Cada vez que se descubren chanchullos en algún proceso licitatorio, una ola de indignación atraviesa a la sociedad. Las condenas estallan y chisporrotean para luego calmarse hasta el siguiente caso. Y son tantos los destapes que prácticamente habría que vivir en un estado de permanente indignación si se respondiera a todos ellos, cosa obviamente imposible. Esto lo saben los piratas de las licitaciones, que ya le han tomado el tiempo a la sociedad y esperan con paciencia a que los titulares desaparezcan de los diarios, que son sus principales perseguidores.
El problema de las licitaciones amañadas no se limita a los montos defraudados sino a las consecuencias que se arrastran. Aparte del asalto al tesoro público, el país debe cargar con el peso de obras mal hechas, hechas a medias o, peor aún, nunca realizadas.

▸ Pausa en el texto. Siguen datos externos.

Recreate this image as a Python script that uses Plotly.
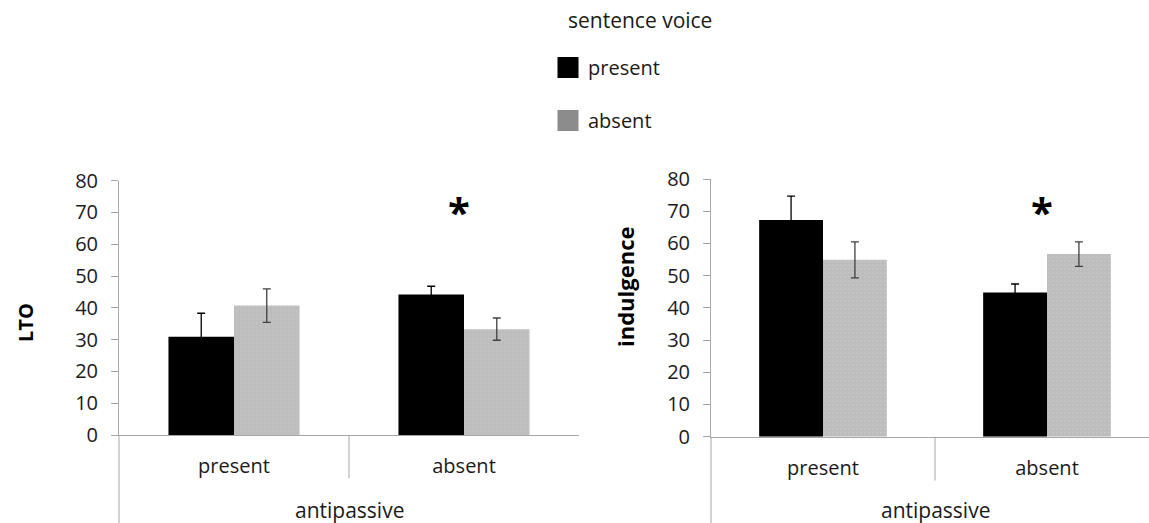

Tomemos uno de los últimos ejemplos. Se trata nada menos que de 185 establecimientos educativos destinados a prestar un servicio invaluable a la formación de niños de la primera infancia. Si esos espacios no se terminan a tiempo o no reúnen las condiciones apropiadas de uso, el daño que se produce a todo el proceso es aún más inestimable.

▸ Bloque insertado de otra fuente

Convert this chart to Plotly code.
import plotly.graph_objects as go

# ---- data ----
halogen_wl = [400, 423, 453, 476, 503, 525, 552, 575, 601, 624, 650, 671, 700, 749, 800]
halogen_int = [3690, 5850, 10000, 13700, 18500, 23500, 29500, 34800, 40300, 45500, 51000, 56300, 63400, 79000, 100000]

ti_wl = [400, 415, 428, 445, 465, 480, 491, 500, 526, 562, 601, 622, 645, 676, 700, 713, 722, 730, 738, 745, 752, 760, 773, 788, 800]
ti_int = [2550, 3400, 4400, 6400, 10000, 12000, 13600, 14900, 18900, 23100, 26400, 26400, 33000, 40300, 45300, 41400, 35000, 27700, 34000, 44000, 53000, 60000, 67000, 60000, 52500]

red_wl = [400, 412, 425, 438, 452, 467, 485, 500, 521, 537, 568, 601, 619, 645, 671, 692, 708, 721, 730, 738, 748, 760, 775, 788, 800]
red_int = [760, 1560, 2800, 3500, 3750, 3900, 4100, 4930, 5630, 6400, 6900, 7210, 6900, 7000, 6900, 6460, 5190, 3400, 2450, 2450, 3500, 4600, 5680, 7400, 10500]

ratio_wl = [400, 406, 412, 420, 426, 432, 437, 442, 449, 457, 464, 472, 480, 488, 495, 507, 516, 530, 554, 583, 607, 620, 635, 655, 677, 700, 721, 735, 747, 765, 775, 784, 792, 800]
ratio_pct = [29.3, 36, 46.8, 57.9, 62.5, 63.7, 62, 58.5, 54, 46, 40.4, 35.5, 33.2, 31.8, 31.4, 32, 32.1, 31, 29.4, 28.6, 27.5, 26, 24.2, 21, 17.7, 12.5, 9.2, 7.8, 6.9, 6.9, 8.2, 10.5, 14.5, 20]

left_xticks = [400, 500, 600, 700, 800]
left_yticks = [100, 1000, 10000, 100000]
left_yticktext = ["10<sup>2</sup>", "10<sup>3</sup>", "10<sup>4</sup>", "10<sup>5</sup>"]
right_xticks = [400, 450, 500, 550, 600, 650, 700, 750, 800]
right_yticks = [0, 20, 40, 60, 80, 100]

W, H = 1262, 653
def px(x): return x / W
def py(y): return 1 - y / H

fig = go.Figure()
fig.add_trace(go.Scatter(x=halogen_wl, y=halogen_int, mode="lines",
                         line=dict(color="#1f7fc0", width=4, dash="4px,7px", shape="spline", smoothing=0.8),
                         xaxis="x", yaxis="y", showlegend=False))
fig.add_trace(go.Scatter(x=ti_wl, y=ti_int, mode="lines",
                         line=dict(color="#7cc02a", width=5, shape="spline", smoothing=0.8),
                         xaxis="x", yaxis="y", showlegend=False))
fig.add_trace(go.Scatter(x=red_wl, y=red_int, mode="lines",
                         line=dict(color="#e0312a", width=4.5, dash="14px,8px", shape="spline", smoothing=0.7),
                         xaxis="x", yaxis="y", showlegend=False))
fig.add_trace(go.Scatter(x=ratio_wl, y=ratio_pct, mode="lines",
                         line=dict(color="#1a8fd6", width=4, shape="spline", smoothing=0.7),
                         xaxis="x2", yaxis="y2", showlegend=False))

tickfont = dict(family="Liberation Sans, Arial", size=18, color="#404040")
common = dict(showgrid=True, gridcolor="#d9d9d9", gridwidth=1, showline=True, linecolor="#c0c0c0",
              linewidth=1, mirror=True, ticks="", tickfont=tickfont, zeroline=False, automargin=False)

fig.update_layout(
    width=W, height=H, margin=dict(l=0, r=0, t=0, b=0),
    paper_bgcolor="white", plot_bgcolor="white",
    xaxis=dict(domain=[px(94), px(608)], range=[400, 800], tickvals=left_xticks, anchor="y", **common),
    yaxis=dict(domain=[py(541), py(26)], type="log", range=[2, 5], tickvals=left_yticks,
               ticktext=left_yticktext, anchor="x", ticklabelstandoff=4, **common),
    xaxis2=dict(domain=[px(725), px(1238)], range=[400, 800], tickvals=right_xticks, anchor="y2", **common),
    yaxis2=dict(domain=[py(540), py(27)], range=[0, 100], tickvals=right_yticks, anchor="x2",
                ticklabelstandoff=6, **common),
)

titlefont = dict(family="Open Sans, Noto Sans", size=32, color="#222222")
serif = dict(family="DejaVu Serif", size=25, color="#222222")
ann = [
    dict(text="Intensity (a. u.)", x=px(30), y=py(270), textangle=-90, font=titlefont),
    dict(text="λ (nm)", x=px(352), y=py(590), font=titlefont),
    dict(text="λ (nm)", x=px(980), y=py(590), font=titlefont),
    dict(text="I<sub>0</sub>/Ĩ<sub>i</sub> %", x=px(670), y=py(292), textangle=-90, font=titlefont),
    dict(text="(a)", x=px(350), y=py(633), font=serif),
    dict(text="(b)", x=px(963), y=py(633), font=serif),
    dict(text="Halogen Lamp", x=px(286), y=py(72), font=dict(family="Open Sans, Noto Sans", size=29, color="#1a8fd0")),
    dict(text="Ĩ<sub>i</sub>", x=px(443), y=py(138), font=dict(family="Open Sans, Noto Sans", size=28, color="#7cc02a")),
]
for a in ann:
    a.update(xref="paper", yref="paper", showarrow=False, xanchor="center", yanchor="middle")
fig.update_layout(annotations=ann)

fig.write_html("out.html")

El mal empleo o malversación de recursos públicos destinados a obras de infraestructura es un clásico dentro de las innumerables formas que los sinvergüenzas encuentran para quedarse con dinero que no les pertenece. Y tan grave como el robo liso y llano es el mal uso de recursos valiosos. A mayo pasado, el tesoro público había remitido a los gobiernos municipales y departamentales casi un billón (996.000 millones) de guaraníes, entre dinero del FONACIDE y de los royalties de las binacionales. Ese mismo mes vencía el plazo para la rendición de cuentas, cosa que no habían hecho 56 de dichos gobiernos. ¿Gestión ineficiente, ocultamiento? Como quiera que sea, si alguien no informa qué ha hecho con fondos que le han sido confiados, hay derecho a sospechar.
Las consecuencias de una mala aplicación de recursos públicos son muchas: rutas que se destruyen a poco de inaugurarse, edificio que se agrietan y servicios que no se prestan. Dinero robado o derrochado cuyas consecuencias son el atraso y la postergación.
Ese es el daño principal, no sólo el fraude en sí mismo.